▶ **Task requirements**
Extract only the first line of the listing and every line after it up to and including the one with "import * as". Omit the pictures.

▶ **Data**
──────────────────────────────

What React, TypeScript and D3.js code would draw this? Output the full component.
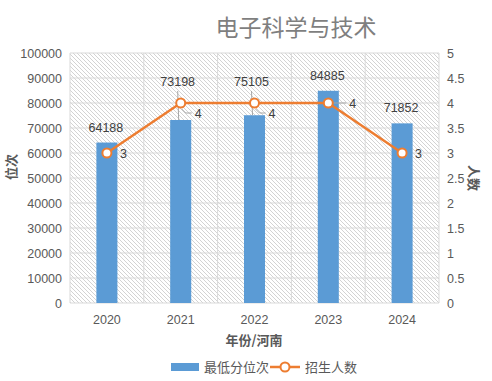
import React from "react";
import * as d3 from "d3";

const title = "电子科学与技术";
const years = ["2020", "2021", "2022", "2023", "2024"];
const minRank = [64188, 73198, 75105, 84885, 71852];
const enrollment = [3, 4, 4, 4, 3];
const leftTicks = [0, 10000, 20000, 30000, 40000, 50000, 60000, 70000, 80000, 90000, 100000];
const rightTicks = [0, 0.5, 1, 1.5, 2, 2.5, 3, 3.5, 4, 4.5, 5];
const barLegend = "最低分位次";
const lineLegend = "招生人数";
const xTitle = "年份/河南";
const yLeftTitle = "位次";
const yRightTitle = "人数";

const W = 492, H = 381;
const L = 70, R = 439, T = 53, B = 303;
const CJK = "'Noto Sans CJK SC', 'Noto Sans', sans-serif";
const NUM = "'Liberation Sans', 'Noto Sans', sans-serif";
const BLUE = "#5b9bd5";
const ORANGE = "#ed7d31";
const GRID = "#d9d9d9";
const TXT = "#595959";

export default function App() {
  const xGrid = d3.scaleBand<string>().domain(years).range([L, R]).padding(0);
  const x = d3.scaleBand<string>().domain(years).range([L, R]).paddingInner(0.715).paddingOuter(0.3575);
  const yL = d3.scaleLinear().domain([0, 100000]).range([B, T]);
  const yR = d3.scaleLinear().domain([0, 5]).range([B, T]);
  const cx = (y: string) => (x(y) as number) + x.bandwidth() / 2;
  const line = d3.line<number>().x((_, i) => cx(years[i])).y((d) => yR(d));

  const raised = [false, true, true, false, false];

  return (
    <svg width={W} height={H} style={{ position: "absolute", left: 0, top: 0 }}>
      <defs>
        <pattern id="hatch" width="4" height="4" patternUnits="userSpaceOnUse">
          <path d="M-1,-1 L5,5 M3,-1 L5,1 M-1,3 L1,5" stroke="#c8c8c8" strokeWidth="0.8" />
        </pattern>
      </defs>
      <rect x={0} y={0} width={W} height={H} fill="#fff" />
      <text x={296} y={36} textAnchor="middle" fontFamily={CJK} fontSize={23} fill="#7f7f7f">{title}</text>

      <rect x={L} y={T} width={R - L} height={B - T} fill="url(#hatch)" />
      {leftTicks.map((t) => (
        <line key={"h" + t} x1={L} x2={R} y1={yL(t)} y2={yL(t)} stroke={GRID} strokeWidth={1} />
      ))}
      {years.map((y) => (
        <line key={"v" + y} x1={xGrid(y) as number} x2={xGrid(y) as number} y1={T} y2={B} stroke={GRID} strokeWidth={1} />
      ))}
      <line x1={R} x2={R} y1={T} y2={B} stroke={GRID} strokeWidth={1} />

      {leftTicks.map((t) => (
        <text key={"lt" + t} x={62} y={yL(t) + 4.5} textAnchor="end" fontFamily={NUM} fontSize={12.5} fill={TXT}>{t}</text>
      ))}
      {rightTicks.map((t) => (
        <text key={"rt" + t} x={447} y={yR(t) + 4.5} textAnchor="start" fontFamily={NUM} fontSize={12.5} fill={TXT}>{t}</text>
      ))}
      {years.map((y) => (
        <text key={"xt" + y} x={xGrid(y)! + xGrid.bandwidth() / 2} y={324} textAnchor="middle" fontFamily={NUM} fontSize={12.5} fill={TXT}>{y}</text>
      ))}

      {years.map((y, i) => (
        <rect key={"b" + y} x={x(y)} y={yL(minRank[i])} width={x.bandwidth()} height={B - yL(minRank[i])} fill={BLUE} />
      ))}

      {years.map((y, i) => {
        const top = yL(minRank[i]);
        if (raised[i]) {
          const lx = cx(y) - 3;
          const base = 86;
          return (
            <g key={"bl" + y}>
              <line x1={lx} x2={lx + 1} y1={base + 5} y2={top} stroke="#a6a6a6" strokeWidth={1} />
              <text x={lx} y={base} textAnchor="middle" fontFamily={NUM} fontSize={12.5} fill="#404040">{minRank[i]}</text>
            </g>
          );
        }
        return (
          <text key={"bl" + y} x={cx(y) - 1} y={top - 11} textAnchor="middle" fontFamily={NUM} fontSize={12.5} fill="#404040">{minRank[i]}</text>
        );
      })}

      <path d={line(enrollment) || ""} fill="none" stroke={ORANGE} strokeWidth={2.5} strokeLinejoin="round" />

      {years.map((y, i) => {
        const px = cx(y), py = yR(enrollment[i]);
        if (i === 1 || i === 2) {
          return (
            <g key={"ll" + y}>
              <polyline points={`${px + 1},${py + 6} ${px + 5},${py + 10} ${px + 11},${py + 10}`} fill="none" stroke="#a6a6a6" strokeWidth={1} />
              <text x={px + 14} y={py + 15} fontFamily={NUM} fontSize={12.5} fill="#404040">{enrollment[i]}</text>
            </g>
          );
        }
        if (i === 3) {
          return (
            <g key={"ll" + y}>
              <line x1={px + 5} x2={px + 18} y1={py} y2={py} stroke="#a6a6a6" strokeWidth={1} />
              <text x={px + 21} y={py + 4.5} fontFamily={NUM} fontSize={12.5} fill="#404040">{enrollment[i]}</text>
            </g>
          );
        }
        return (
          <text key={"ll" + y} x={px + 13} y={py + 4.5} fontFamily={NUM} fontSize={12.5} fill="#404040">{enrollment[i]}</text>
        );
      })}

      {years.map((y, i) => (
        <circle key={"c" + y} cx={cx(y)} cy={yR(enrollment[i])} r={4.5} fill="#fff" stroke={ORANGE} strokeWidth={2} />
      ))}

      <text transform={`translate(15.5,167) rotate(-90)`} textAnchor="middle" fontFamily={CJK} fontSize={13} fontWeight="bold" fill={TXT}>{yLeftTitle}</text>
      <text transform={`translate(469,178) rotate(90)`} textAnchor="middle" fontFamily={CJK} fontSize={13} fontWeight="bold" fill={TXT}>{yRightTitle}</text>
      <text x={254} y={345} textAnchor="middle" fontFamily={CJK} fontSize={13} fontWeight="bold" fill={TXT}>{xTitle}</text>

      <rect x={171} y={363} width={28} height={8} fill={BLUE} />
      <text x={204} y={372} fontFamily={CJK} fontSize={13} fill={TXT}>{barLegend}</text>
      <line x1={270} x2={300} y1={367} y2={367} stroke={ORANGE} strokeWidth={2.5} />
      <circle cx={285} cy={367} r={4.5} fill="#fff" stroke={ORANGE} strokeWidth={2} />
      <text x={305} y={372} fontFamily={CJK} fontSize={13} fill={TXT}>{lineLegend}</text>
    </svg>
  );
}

──────────────────────────────

▶ **Written solution**
What React, TypeScript and D3.js code would draw this? Output the full component.
import React from "react";
import * as d3 from "d3";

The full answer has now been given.